The word bodybuilder was on the writer’s lips, but he didn’t say it. Lupita’s combined impressions suddenly caused Danny to conjure the spirit of Lady Sky, for hadn’t Amy looked like she lived in a gym? Hadn’t Lady Sky been capable of looking right through you? (If looks could kill, indeed!) And hadn’t Amy been a hulking presence? Somehow the haughty word didn’t suit Lady Sky, but the writer understood that this may have been Lupita’s misinterpretation.

“Did she have any tattoos?” Danny asked.

“Mr. Writer, it’s February!” Lupita cried. “I made her stay outside, in the cold.
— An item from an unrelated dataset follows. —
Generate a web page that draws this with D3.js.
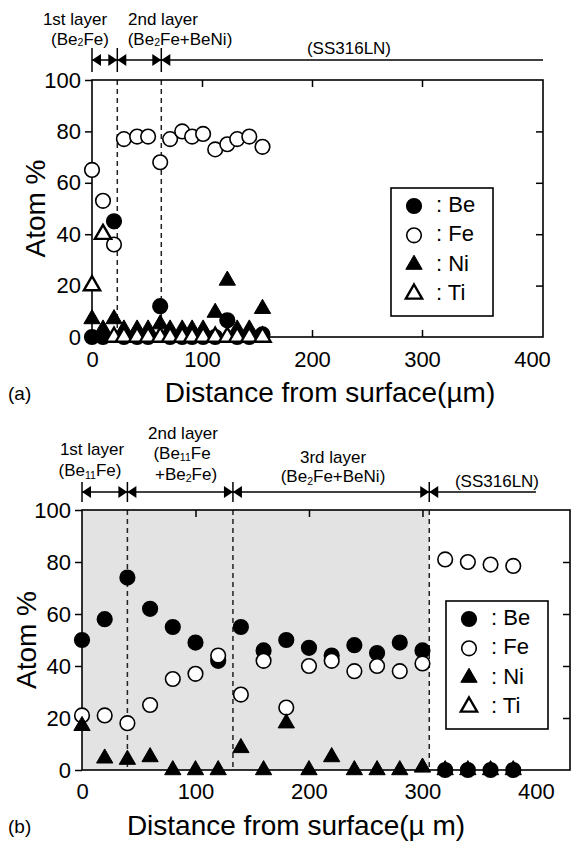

She looked like an Arctic explorer!”

“Could you see what color her hair was?” Danny asked. (Amy had been a strawberry blonde, he remembered; he’d never forgotten her.)

“She was wearing a parka-with a hood!” Lupita declared. “I couldn’t even see what color her eyebrows were!”

“But she was big,” Danny insisted. “Not just broad-shouldered, but tall-right?”

“She would tower over you!” Lupita exclaimed. “She’s a giantess!”

There was no point in asking if Lupita had noticed a parachute somewhere. Danny was trying to think of what else he could ask. Lady Sky had at first seemed older than the writer, but later he’d reconsidered; maybe she was closer to his own age than he’d thought. “How old a woman was she, Lupita?” Danny asked. “Would you guess that she was my age-or a little older, maybe?”

“Younger,” Lupita answered, with conviction. “Not much younger, but definitely younger than you are.”

“Oh,” the writer said; he knew that his disappointment was audible. It made Danny feel desperate to have imagined that Amy might fall from the sky again. Miracles don’t happen twice. Even Lady Sky had said that she was only an angel sometimes . Yet Lupita had used the determined word to describe the mysterious visitor; Lady Sky had certainly seemed determined. (And how little Joe had loved her!)